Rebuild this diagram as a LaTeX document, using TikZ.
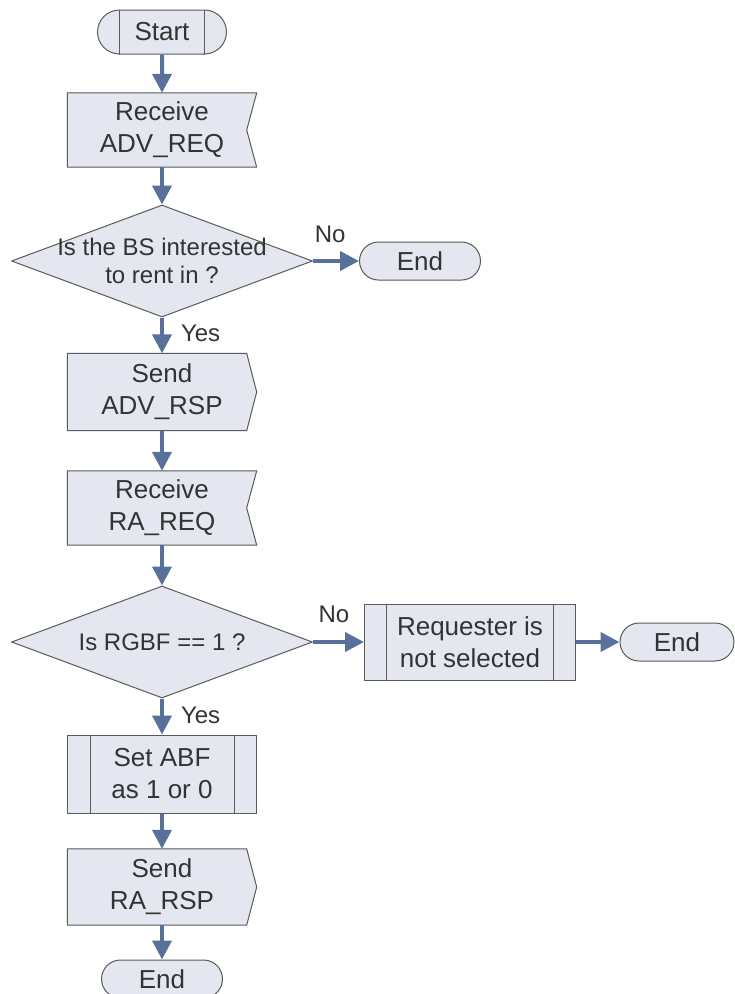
\documentclass[tikz,border=0pt]{standalone}
\usepackage{fontspec}
\setmainfont{Liberation Sans}
\usetikzlibrary{shapes.geometric, shapes.misc, arrows.meta, backgrounds}
\definecolor{boxfill}{HTML}{E4E7EF}
\definecolor{boxline}{HTML}{5A5A5A}
\definecolor{flow}{HTML}{57719B}
\definecolor{ink}{HTML}{333333}

\begin{document}
\begin{tikzpicture}[x=1pt, y=-1pt,
    term/.style={rounded rectangle, draw=boxline, fill=boxfill, line width=1pt, minimum width=121pt, minimum height=38pt, inner sep=0pt, text=ink, font=\fontsize{26}{32}\selectfont},
    io/.style={minimum width=189pt, minimum height=74pt, inner sep=0pt, align=center, text=ink, font=\fontsize{26}{32}\selectfont},
    proc/.style={rectangle, draw=boxline, fill=boxfill, line width=1pt, minimum width=189pt, minimum height=78pt, inner sep=0pt, align=center, text=ink, font=\fontsize{26}{32}\selectfont},
    decision/.style={diamond, draw=boxline, fill=boxfill, line width=1pt, minimum width=301pt, minimum height=112pt, inner sep=0pt},
    dectext/.style={align=center, text=ink, font=\fontsize{24}{28}\selectfont},
    outline/.style={draw=boxline, fill=boxfill, line width=1pt},
    divider/.style={draw=boxline, line width=1pt},
    flowline/.style={draw=flow, line width=4pt, -{Triangle[width=19pt, length=19pt]}},
    tag/.style={text=ink, inner sep=0pt, font=\fontsize{24}{28}\selectfont}]
    \useasboundingbox (0, 0) rectangle (735, 994);

    \node[term, minimum width=129pt, minimum height=44pt] (start) at (162, 32) {Start};
    \node[io] (recv1) at (162, 130) {Receive\\ADV\_REQ};
    \node[decision] (dec1) at (162, 261) {};
    \node[dectext] (dec1txt) at (dec1) {Is the BS interested\\to rent in ?};
    \node[term] (end1) at (420, 261) {End};
    \node[io, minimum height=77pt] (send1) at (162, 392) {Send\\ADV\_RSP};
    \node[io] (recv2) at (162, 508) {Receive\\RA\_REQ};
    \node[decision] (dec2) at (162, 642) {};
    \node[dectext] (dec2txt) at (dec2) {Is RGBF == 1 ?};
    \node[proc, minimum width=211pt, minimum height=76pt] (notsel) at (470, 642) {Requester is\\not selected};
    \node[term, minimum width=114pt] (end2) at (677, 642) {End};
    \node[proc] (abf) at (162, 774) {Set ABF\\as 1 or 0};
    \node[io, minimum height=76pt] (send2) at (162, 887) {Send\\RA\_RSP};
    \node[term] (end3) at (162, 979) {End};

    \begin{scope}[on background layer]
        \draw[outline] (recv1.north west) -- (recv1.north east) -- ([xshift=-10pt]recv1.east) -- (recv1.south east) -- (recv1.south west) -- cycle;
        \draw[outline] (recv2.north west) -- (recv2.north east) -- ([xshift=-10pt]recv2.east) -- (recv2.south east) -- (recv2.south west) -- cycle;
        \draw[outline] (send1.north west) -- ([xshift=-10pt]send1.north east) -- (send1.east) -- ([xshift=-10pt]send1.south east) -- (send1.south west) -- cycle;
        \draw[outline] (send2.north west) -- ([xshift=-10pt]send2.north east) -- (send2.east) -- ([xshift=-10pt]send2.south east) -- (send2.south west) -- cycle;
    \end{scope}

    \draw[divider] ([xshift=-42.5pt]start.north) -- ([xshift=-42.5pt]start.south);
    \draw[divider] ([xshift=42.5pt]start.north) -- ([xshift=42.5pt]start.south);
    \draw[divider] ([xshift=22pt]notsel.north west) -- ([xshift=22pt]notsel.south west);
    \draw[divider] ([xshift=-23pt]notsel.north east) -- ([xshift=-23pt]notsel.south east);
    \draw[divider] ([xshift=23pt]abf.north west) -- ([xshift=23pt]abf.south west);
    \draw[divider] ([xshift=-23pt]abf.north east) -- ([xshift=-23pt]abf.south east);

    \draw[flowline] (start) -- (recv1);
    \draw[flowline] (recv1) -- (dec1);
    \draw[flowline] (dec1) -- node[tag, pos=0.375, above=16pt] (no1) {No} (end1);
    \draw[flowline] (dec1) -- node[tag, pos=0.43, right=17pt] (yes1) {Yes} (send1);
    \draw[flowline] (send1) -- (recv2);
    \draw[flowline] (recv2) -- (dec2);
    \draw[flowline] (dec2) -- node[tag, pos=0.41, above=17pt] (no2) {No} (notsel);
    \draw[flowline] (notsel) -- (end2);
    \draw[flowline] (dec2) -- node[tag, pos=0.46, right=17pt] (yes2) {Yes} (abf);
    \draw[flowline] (abf) -- (send2);
    \draw[flowline] (send2) -- (end3);
\end{tikzpicture}
\end{document}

════════

## WHAT THE TASK ASKS
Set the lines above down again, word for word, from the first through the one containing "rectangle (735, 994);"; pictures excluded.

## WRITTEN SOLUTION
Rebuild this diagram as a LaTeX document, using TikZ.
\documentclass[tikz,border=0pt]{standalone}
\usepackage{fontspec}
\setmainfont{Liberation Sans}
\usetikzlibrary{shapes.geometric, shapes.misc, arrows.meta, backgrounds}
\definecolor{boxfill}{HTML}{E4E7EF}
\definecolor{boxline}{HTML}{5A5A5A}
\definecolor{flow}{HTML}{57719B}
\definecolor{ink}{HTML}{333333}

\begin{document}
\begin{tikzpicture}[x=1pt, y=-1pt,
    term/.style={rounded rectangle, draw=boxline, fill=boxfill, line width=1pt, minimum width=121pt, minimum height=38pt, inner sep=0pt, text=ink, font=\fontsize{26}{32}\selectfont},
    io/.style={minimum width=189pt, minimum height=74pt, inner sep=0pt, align=center, text=ink, font=\fontsize{26}{32}\selectfont},
    proc/.style={rectangle, draw=boxline, fill=boxfill, line width=1pt, minimum width=189pt, minimum height=78pt, inner sep=0pt, align=center, text=ink, font=\fontsize{26}{32}\selectfont},
    decision/.style={diamond, draw=boxline, fill=boxfill, line width=1pt, minimum width=301pt, minimum height=112pt, inner sep=0pt},
    dectext/.style={align=center, text=ink, font=\fontsize{24}{28}\selectfont},
    outline/.style={draw=boxline, fill=boxfill, line width=1pt},
    divider/.style={draw=boxline, line width=1pt},
    flowline/.style={draw=flow, line width=4pt, -{Triangle[width=19pt, length=19pt]}},
    tag/.style={text=ink, inner sep=0pt, font=\fontsize{24}{28}\selectfont}]
    \useasboundingbox (0, 0) rectangle (735, 994);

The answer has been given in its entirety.